La visita de los
nefrólogos no espanta ningún miedo; antes bien, los acrecienta: infiero que
están a la espera de los resultados que determinarán a qué nuevas pruebas deberé
someterme. El miedo es la vaguedad de sus explicaciones, la escasa información,
la actitud distante, la rapidez con que efectúan las visitas, a fin de evitar
las preguntas y dudas del paciente. Cuando me dejan solo, bajo a la calle, me
tomo un café de verdad y compro el periódico.
**
Todo diario tiene su
“contradiario”: aquello que permanece bajo la línea de flotación del texto y
que el escritor salvaguarda de la exposición pública. Es el contrapeso de una
narración liberada de lo íntimo.

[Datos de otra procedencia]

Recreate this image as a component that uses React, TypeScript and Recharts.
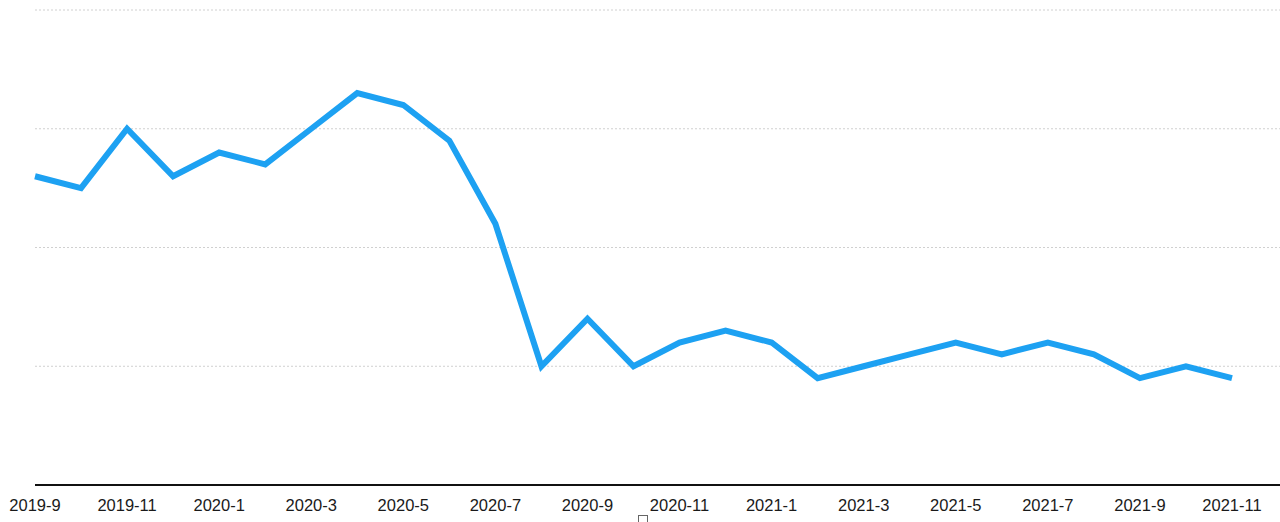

Se me figura que lo escrito y lo silenciado se
alimentan y conviven en un diálogo que el lector adivina. Quisiera que el
lector intuyera esos cimientos que, bajo tierra, sustentan estas páginas. Un
diario nunca es un desnudo integral, pues ciertos asuntos no deben ser
contados. Un diario es un relato. Tal vez quede en la superficie del texto
cierta temperatura humana, como el vaho que desprende el cuerpo de un caballo
tras una larga carrera invernal, el calor húmedo y un poco pegajoso que se
adhiere a los dedos del lector.
**
Día doscientos noventa y tres
Ella guarda secretos
que sólo conocen las campanas de una aldea de Galicia. Ella mantiene firme el
pulso a una casa que pesa tanto como el odio. Ella conoce el lenguaje de las
tortugas. Ella cría ratones rusos que se mueren de indigestión o abrasados por
el sol del verano. Ella tiene buen oído y canta en la ducha canciones de
Joaquín Sabina, que a mí no me gustan. Ella tiene un perro ciego. Ella quiere
ser feliz, busca amor y lo da a raudales. Ella teme al pasado, que la acecha en
forma de merodeador. Ella habla en sueños. Ella mantiene bajo la sombra de un
olivo centenario dos hijos que la quieren y protegen. Ella tiene sueños
premonitorios. Ella me hace un hueco en su corazón agrietado.